*Material provided*:
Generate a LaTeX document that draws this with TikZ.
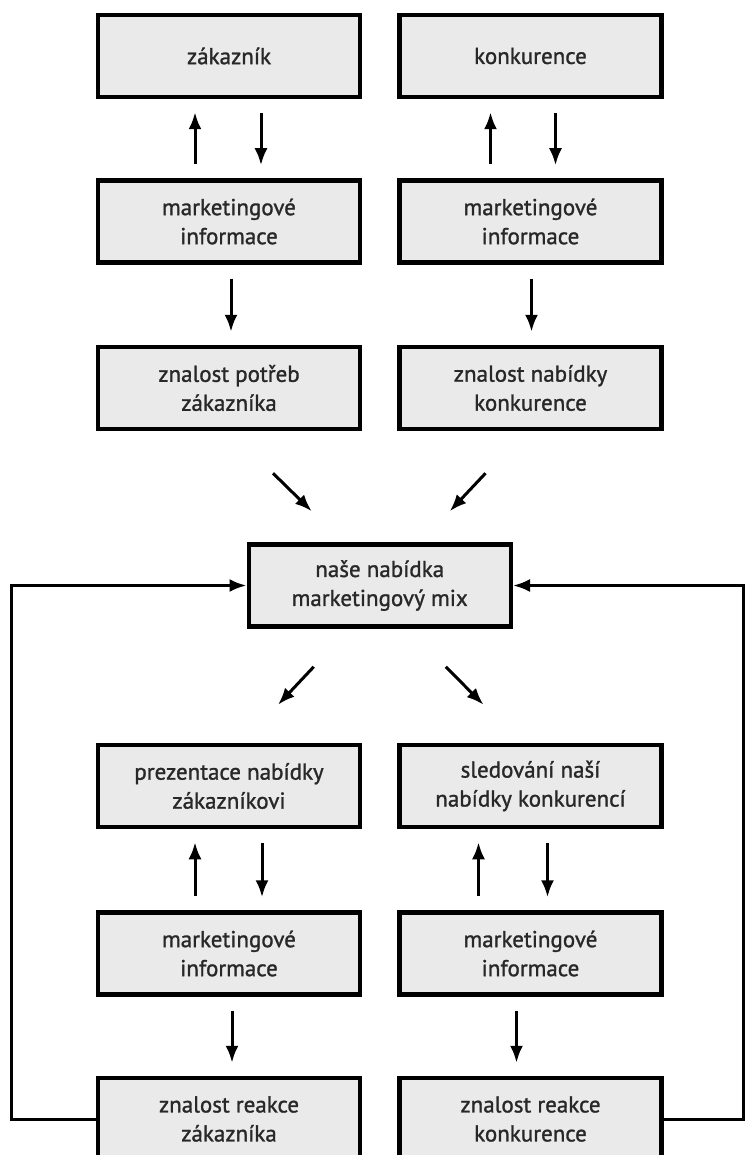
\documentclass[tikz,border=0pt]{standalone}
\usepackage{fontspec}
\setmainfont{PT Sans}
\newfontfamily\boxfont{PT Sans}[FakeBold=1.2]
\usepackage{tikz}
\usetikzlibrary{arrows.meta,positioning}
\definecolor{boxfill}{RGB}{234,234,234}
\definecolor{boxtext}{RGB}{40,40,40}
\tikzset
{
    infobox/.style = {draw=black, line width=4.5pt, fill=boxfill, text=boxtext, align=center, minimum width=262pt, minimum height=82pt, inner sep=0pt, font=\boxfont\fontsize{23}{29}\selectfont},
    flow/.style    = {-{Latex[length=17pt,width=13pt]}, line width=3pt},
    gap/.style     = {flow, shorten <=14pt, shorten >=13pt}
}

\begin{document}
\begin{tikzpicture}
    \useasboundingbox (0,0) rectangle (744pt,-1155pt);

    \node [infobox] (zak) at (229pt,-56pt) {zákazník};
    \node [infobox, right=35pt of zak] (konk) {konkurence};
    \node [infobox, below=79pt of zak] (mi1) {marketingové\\informace};
    \node [infobox, below=79pt of konk] (mi2) {marketingové\\informace};
    \node [infobox, below=80pt of mi1] (zpz) {znalost potřeb\\zákazníka};
    \node [infobox, below=80pt of mi2] (znk) {znalost nabídky\\konkurence};

    \path (zpz.south) -- (znk.south) coordinate[pos=0.5] (midrow);
    \node [infobox, below=111pt of midrow] (mix) {naše nabídka\\marketingový mix};

    \coordinate (lowrow) at ([yshift=-114pt]mix.south);
    \node [infobox, anchor=north] (prez) at (lowrow -| zpz) {prezentace nabídky\\zákazníkovi};
    \node [infobox, right=35pt of prez] (sled) {sledování naší\\nabídky konkurencí};
    \node [infobox, below=81pt of prez] (mi3) {marketingové\\informace};
    \node [infobox, below=81pt of sled] (mi4) {marketingové\\informace};
    \node [infobox, below=79pt of mi3] (zrz) {znalost reakce\\zákazníka};
    \node [infobox, below=79pt of mi4] (zrk) {znalost reakce\\konkurence};

    \draw [gap] ([xshift=-34pt]mi1.north) -- ([xshift=-34pt]zak.south);
    \draw [gap] ([xshift=32pt]zak.south) -- ([xshift=32pt]mi1.north);
    \draw [gap] ([xshift=-40pt]mi2.north) -- ([xshift=-40pt]konk.south);
    \draw [gap] ([xshift=25pt]konk.south) -- ([xshift=25pt]mi2.north);
    \draw [gap] ([xshift=2pt]mi1.south) -- ([xshift=2pt]zpz.north);
    \draw [gap] ([xshift=1pt]mi2.south) -- ([xshift=1pt]znk.north);

    \draw [flow] ([shift={(44pt,-42pt)}]zpz.south) -- ([shift={(-68pt,31pt)}]mix.north);
    \draw [flow] ([shift={(-45pt,-42pt)}]znk.south) -- ([shift={(70pt,31pt)}]mix.north);
    \draw [flow] ([shift={(-66pt,-38pt)}]mix.south) -- ([shift={(49pt,38pt)}]prez.north);
    \draw [flow] ([shift={(66pt,-38pt)}]mix.south) -- ([shift={(-47pt,38pt)}]sled.north);

    \draw [gap] ([xshift=-34pt]mi3.north) -- ([xshift=-34pt]prez.south);
    \draw [gap] ([xshift=33pt]prez.south) -- ([xshift=33pt]mi3.north);
    \draw [gap] ([xshift=-52pt]mi4.north) -- ([xshift=-52pt]sled.south);
    \draw [gap] ([xshift=17pt]sled.south) -- ([xshift=17pt]mi4.north);
    \draw [gap] ([xshift=3pt]mi3.south) -- ([xshift=3pt]zrz.north);
    \draw [gap] ([xshift=-14pt]mi4.south) -- ([xshift=-14pt]zrk.north);

    \draw [flow] (zrz.west) -- ++(-84pt,0) |- (mix.west);
    \draw [flow] (zrk.east) -- ++(80pt,0) |- (mix.east);
\end{tikzpicture}
\end{document}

*Exercise*: The listing above must be printed again exactly, minus its pictures.

*The result*:
Generate a LaTeX document that draws this with TikZ.
\documentclass[tikz,border=0pt]{standalone}
\usepackage{fontspec}
\setmainfont{PT Sans}
\newfontfamily\boxfont{PT Sans}[FakeBold=1.2]
\usepackage{tikz}
\usetikzlibrary{arrows.meta,positioning}
\definecolor{boxfill}{RGB}{234,234,234}
\definecolor{boxtext}{RGB}{40,40,40}
\tikzset
{
    infobox/.style = {draw=black, line width=4.5pt, fill=boxfill, text=boxtext, align=center, minimum width=262pt, minimum height=82pt, inner sep=0pt, font=\boxfont\fontsize{23}{29}\selectfont},
    flow/.style    = {-{Latex[length=17pt,width=13pt]}, line width=3pt},
    gap/.style     = {flow, shorten <=14pt, shorten >=13pt}
}

\begin{document}
\begin{tikzpicture}
    \useasboundingbox (0,0) rectangle (744pt,-1155pt);

    \node [infobox] (zak) at (229pt,-56pt) {zákazník};
    \node [infobox, right=35pt of zak] (konk) {konkurence};
    \node [infobox, below=79pt of zak] (mi1) {marketingové\\informace};
    \node [infobox, below=79pt of konk] (mi2) {marketingové\\informace};
    \node [infobox, below=80pt of mi1] (zpz) {znalost potřeb\\zákazníka};
    \node [infobox, below=80pt of mi2] (znk) {znalost nabídky\\konkurence};

    \path (zpz.south) -- (znk.south) coordinate[pos=0.5] (midrow);
    \node [infobox, below=111pt of midrow] (mix) {naše nabídka\\marketingový mix};

    \coordinate (lowrow) at ([yshift=-114pt]mix.south);
    \node [infobox, anchor=north] (prez) at (lowrow -| zpz) {prezentace nabídky\\zákazníkovi};
    \node [infobox, right=35pt of prez] (sled) {sledování naší\\nabídky konkurencí};
    \node [infobox, below=81pt of prez] (mi3) {marketingové\\informace};
    \node [infobox, below=81pt of sled] (mi4) {marketingové\\informace};
    \node [infobox, below=79pt of mi3] (zrz) {znalost reakce\\zákazníka};
    \node [infobox, below=79pt of mi4] (zrk) {znalost reakce\\konkurence};

    \draw [gap] ([xshift=-34pt]mi1.north) -- ([xshift=-34pt]zak.south);
    \draw [gap] ([xshift=32pt]zak.south) -- ([xshift=32pt]mi1.north);
    \draw [gap] ([xshift=-40pt]mi2.north) -- ([xshift=-40pt]konk.south);
    \draw [gap] ([xshift=25pt]konk.south) -- ([xshift=25pt]mi2.north);
    \draw [gap] ([xshift=2pt]mi1.south) -- ([xshift=2pt]zpz.north);
    \draw [gap] ([xshift=1pt]mi2.south) -- ([xshift=1pt]znk.north);

    \draw [flow] ([shift={(44pt,-42pt)}]zpz.south) -- ([shift={(-68pt,31pt)}]mix.north);
    \draw [flow] ([shift={(-45pt,-42pt)}]znk.south) -- ([shift={(70pt,31pt)}]mix.north);
    \draw [flow] ([shift={(-66pt,-38pt)}]mix.south) -- ([shift={(49pt,38pt)}]prez.north);
    \draw [flow] ([shift={(66pt,-38pt)}]mix.south) -- ([shift={(-47pt,38pt)}]sled.north);

    \draw [gap] ([xshift=-34pt]mi3.north) -- ([xshift=-34pt]prez.south);
    \draw [gap] ([xshift=33pt]prez.south) -- ([xshift=33pt]mi3.north);
    \draw [gap] ([xshift=-52pt]mi4.north) -- ([xshift=-52pt]sled.south);
    \draw [gap] ([xshift=17pt]sled.south) -- ([xshift=17pt]mi4.north);
    \draw [gap] ([xshift=3pt]mi3.south) -- ([xshift=3pt]zrz.north);
    \draw [gap] ([xshift=-14pt]mi4.south) -- ([xshift=-14pt]zrk.north);

    \draw [flow] (zrz.west) -- ++(-84pt,0) |- (mix.west);
    \draw [flow] (zrk.east) -- ++(80pt,0) |- (mix.east);
\end{tikzpicture}
\end{document}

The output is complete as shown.